Kampania w internecie
Senator Waldemar Sługocki z Zielonej Góry, gdzie PO ma duże poparcie, uważa że w nadchodzącej kampanii wyborczej duże znaczenie mieć będą media społecznościowe – portale, radio internetowe i kluby obywatelskie.

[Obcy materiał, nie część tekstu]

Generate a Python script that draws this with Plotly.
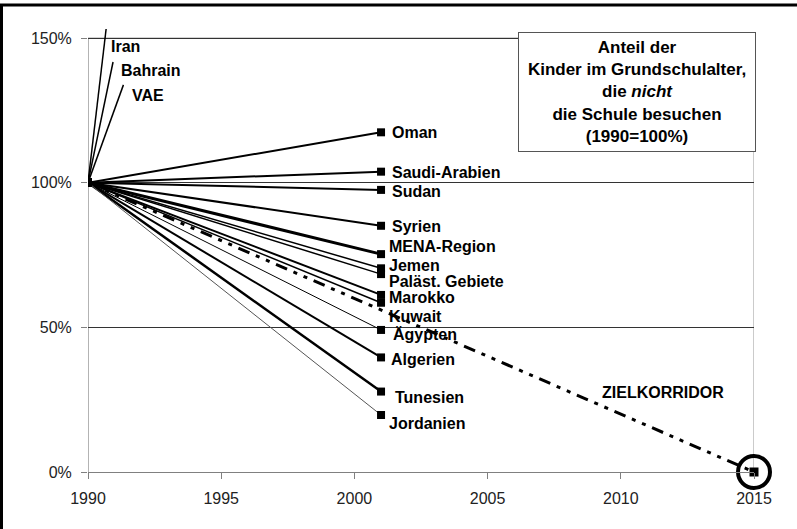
import plotly.graph_objects as go

# ---------------- data ----------------
base_year = 1990
obs_year = 2001
countries = ["Oman", "Saudi-Arabien", "Sudan", "Syrien", "MENA-Region", "Jemen",
             "Paläst. Gebiete", "Marokko", "Kuwait", "Ägypten", "Algerien",
             "Tunesien", "Jordanien"]
values_2001 = [117.4, 103.8, 97.5, 85.1, 75.3, 70.4, 68.4, 61.2, 58.5, 49.1, 39.6, 27.8, 19.7]

# countries whose value runs far off the scale: only a short rising segment is drawn
offscale_countries = ["Iran", "Bahrain", "VAE"]
offscale_end_year = [1990.68, 1990.94, 1991.33]
offscale_end_value = [153.1, 141.7, 133.8]

target_years = [1990, 2015]
target_values = [100, 0]
target_label = "ZIELKORRIDOR"
target_label_pos = (2011.6, 27.4)

x_ticks = [1990, 1995, 2000, 2005, 2010, 2015]
y_ticks = [0, 50, 100, 150]
y_ticklabels = ["0%", "50%", "100%", "150%"]

box_text = ("<b>Anteil der<br>Kinder im Grundschulalter,<br>die <i>nicht</i><br>"
            "die Schule besuchen<br>(1990=100%)</b>")

# ---------------- styles ----------------
FONT = "Liberation Sans, Arial, sans-serif"
W, H = 797, 529
L, R, T, B = 88, 43, 26, 57
PX_PER_PCT = (H - B - 38) / 150.0
Y_MAX = (H - B - T) / PX_PER_PCT

line_widths = {"Oman": 2, "Saudi-Arabien": 2, "Sudan": 2, "Syrien": 2, "MENA-Region": 3,
               "Jemen": 1.5, "Paläst. Gebiete": 1.5, "Marokko": 2, "Kuwait": 1.5,
               "Ägypten": 1, "Algerien": 2, "Tunesien": 2.5, "Jordanien": 1}
line_colors = {"Jordanien": "#555555"}
# label offsets in pixels (xshift, yshift)
label_shift = {"Oman": (9, 0), "Saudi-Arabien": (9, -1), "Sudan": (9, -2), "Syrien": (9, -1),
               "MENA-Region": (6, 8), "Jemen": (6, 3), "Paläst. Gebiete": (6, -7),
               "Marokko": (6, -3), "Kuwait": (6, -14), "Ägypten": (10, -5),
               "Algerien": (8, -2), "Tunesien": (12, -6), "Jordanien": (6, -8)}
offscale_shift = {"Iran": (3, -17), "Bahrain": (6, -8), "VAE": (7, -11)}

fig = go.Figure()

# off-scale countries
for name, ex, ey in zip(offscale_countries, offscale_end_year, offscale_end_value):
    fig.add_trace(go.Scatter(x=[base_year, ex], y=[100, ey], mode="lines",
                             line=dict(color="black", width=1.5), showlegend=False,
                             hoverinfo="skip"))
    dx, dy = offscale_shift[name]
    fig.add_annotation(x=ex, y=ey, text="<b>" + name + "</b>", showarrow=False,
                       xanchor="left", yanchor="middle", xshift=dx, yshift=dy,
                       font=dict(family=FONT, size=16, color="black"))

# target corridor
fig.add_trace(go.Scatter(x=target_years, y=target_values, mode="lines",
                         line=dict(color="black", width=3,
                                   dash="12px,7px,4px,7px,4px,7px"),
                         showlegend=False, hoverinfo="skip"))

# country lines
for name, v in zip(countries, values_2001):
    fig.add_trace(go.Scatter(x=[base_year, obs_year], y=[100, v], mode="lines+markers",
                             line=dict(color=line_colors.get(name, "black"),
                                       width=line_widths[name]),
                             marker=dict(symbol="square", size=8, color="black"),
                             showlegend=False, hoverinfo="skip"))
    dx, dy = label_shift[name]
    fig.add_annotation(x=obs_year, y=v, text="<b>" + name + "</b>", showarrow=False,
                       xanchor="left", yanchor="middle", xshift=dx, yshift=dy,
                       font=dict(family=FONT, size=16, color="black"))

# target end point with circle
fig.add_trace(go.Scatter(x=[target_years[-1]], y=[target_values[-1]], mode="markers",
                         marker=dict(symbol="square", size=9, color="black"),
                         cliponaxis=False, showlegend=False, hoverinfo="skip"))
fig.add_trace(go.Scatter(x=[target_years[-1]], y=[target_values[-1]], mode="markers",
                         marker=dict(symbol="circle-open", size=32, color="black",
                                     line=dict(width=4, color="black")),
                         cliponaxis=False, showlegend=False, hoverinfo="skip"))

fig.add_annotation(x=target_label_pos[0], y=target_label_pos[1],
                   text="<b>" + target_label + "</b>", showarrow=False,
                   font=dict(family=FONT, size=16, color="black"))

# gray plot-area border lines (top at 150%, right side), y axis line
fig.add_shape(type="line", xref="x", yref="y", x0=x_ticks[0], x1=x_ticks[-1], y0=150, y1=150,
              line=dict(color="#a8a8a8", width=1.2), layer="below")
fig.add_shape(type="line", xref="x", yref="y", x0=x_ticks[-1], x1=x_ticks[-1], y0=0, y1=150,
              line=dict(color="#a8a8a8", width=1.2), layer="below")
fig.add_shape(type="line", xref="x", yref="y", x0=x_ticks[0], x1=x_ticks[0], y0=0, y1=150,
              line=dict(color="#808080", width=1.2), layer="below")

# text box
fig.add_annotation(xref="x", yref="y", x=x_ticks[-1], y=152.1, xanchor="right", yanchor="top",
                   xshift=2, text=box_text, showarrow=False, align="center",
                   width=234, height=116, borderpad=1, borderwidth=1,
                   bordercolor="#555555", bgcolor="white",
                   font=dict(family=FONT, size=17, color="black"))

# outer frame (top and left edges only)
pw, ph = W - L - R, H - T - B


def px_x(px):
    return (px - L) / pw


def px_y(py):
    return (H - B - py) / ph


frame_path = "M {:.5f},{:.5f} L {:.5f},{:.5f} L {:.5f},{:.5f}".format(
    px_x(1.5), px_y(H + 10), px_x(1.5), px_y(5), px_x(W + 10), px_y(5))
fig.add_shape(type="path", xref="paper", yref="paper", path=frame_path,
              line=dict(color="black", width=3))

fig.update_layout(
    width=W, height=H,
    margin=dict(l=L, r=R, t=T, b=B),
    plot_bgcolor="white", paper_bgcolor="white",
    font=dict(family=FONT, size=16, color="#222"),
    xaxis=dict(range=[x_ticks[0], x_ticks[-1]], tickvals=x_ticks, showgrid=False,
               zeroline=False, showline=True, linecolor="#808080", linewidth=1.2,
               ticks="outside", ticklen=6, tickcolor="#808080", tickwidth=1.2,
               ticklabelstandoff=6, tickfont=dict(size=16, color="#222")),
    yaxis=dict(range=[0, Y_MAX], tickvals=y_ticks, ticktext=y_ticklabels, showgrid=True,
               gridcolor="#333333", gridwidth=1, zeroline=False, showline=False,
               ticks="outside", ticklen=6, tickcolor="#808080", tickwidth=1.2,
               ticklabelstandoff=6, tickfont=dict(size=16, color="#222")),
)

fig.write_html("out.html", config={"displayModeBar": False},
               post_script="document.body.style.margin='0';")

Wierzy on też w młodzież, która – jego zdaniem, zaczyna interesować się polityką.
Młodzi stracą?
Posłanka Katarzyna Piekarska podkreśla duże znaczenie Campus Polska, gdzie młodzi mieli szansę zainteresować się polityką. Oni nie mają świadomości, ile mogą stracić jeśli Polską nadal będzie rządzić Zjednoczona Prawica.
Opozycję łączy PiS
Na pytanie o listy wyborcze i koalicje przedwyborcze, Piekarska mówi, że KO jest otwarta na koalicjantów, bo „chcemy wygrać ze zdecydowaną przewagą głosów”. Marta Wcisło podkreśla, że „trzeba się skupiać na tym, co łączy”.
A nic nas tak nie łączy jak PiS – dodaje.
Zagrożenia
Parlamentarzyści mówili, że podczas spotkań z wyborcami tłumaczą zagrożenia, które funduje Polakom Zjednoczona Prawica czyli: centralizację władzy, zawłaszczanie państwa, transfer publicznych pieniędzy na fundacje, obsadzanie spółek swoimi ludźmi, przekazywanie dotacji z Rządowego Funduszu Inwestycji Lokalnych samorządom, w których są „swoi”. Zwracamy też uwagę na kłamstwa z epoki PRL-u – podkreślali.
Oszukany przez TVP
Waldemar Sługocki mówił, jak wielki zamęt robi ludziom w głowach TVP Info. Podał przykład swojego krewnego, który „był uwiedziony polityką PiS, a w domu miał tylko publiczną telewizję. Kiedy przyjechał do stolicy i poszedł z nim do Sejmu posłuchać obrad, a potem w domu oglądał relację w TVP stwierdził „byłem i słuchałem czegoś zupełnie innego”. Po kilku tygodniach zainwestował w antenę satelitarnej telewizji i już nie tylko TVP ogląda. Czuł się oszukany – powiedział poseł. Tymczasem 2+2 powinno być 4, niezależnie od tego, kto rządzi.
Tsunami hejtu
Odnośnie napastliwych i kłamliwych informacji w mediach rządowych, Katarzyna Piekarska nie kryła oburzenia, że Krajowa Rada Radiofonii i Telewizji nie interweniuje. Marta Wcisło mówi, że bywa zapraszana do mediów rządowych i chodzi tam, żeby – jak mówi, nie oddawać całego pola partii rządzącej. Zawsze po takim wystąpieniu wylewa się na nią „tsunami hejtu” przed programem i po. Jest to jej zdaniem – „zmasowana akcja trolli za publiczne pieniądze”.
Co z CPK?
Obecny na konferencji prasowej Piotr Kusiakiewicz – lider powiatowych struktur PO, zapytał o przyszłość Centralnego Portu Komunikacyjnego, po wygranych przez KO wyborach. W odpowiedzi usłyszeliśmy, „że trzeba wykorzystywać możliwości lotnisk, które już są w Polsce”.
Po konferencji prasowej odbyło się spotkanie z pleszewianami w bibliotece.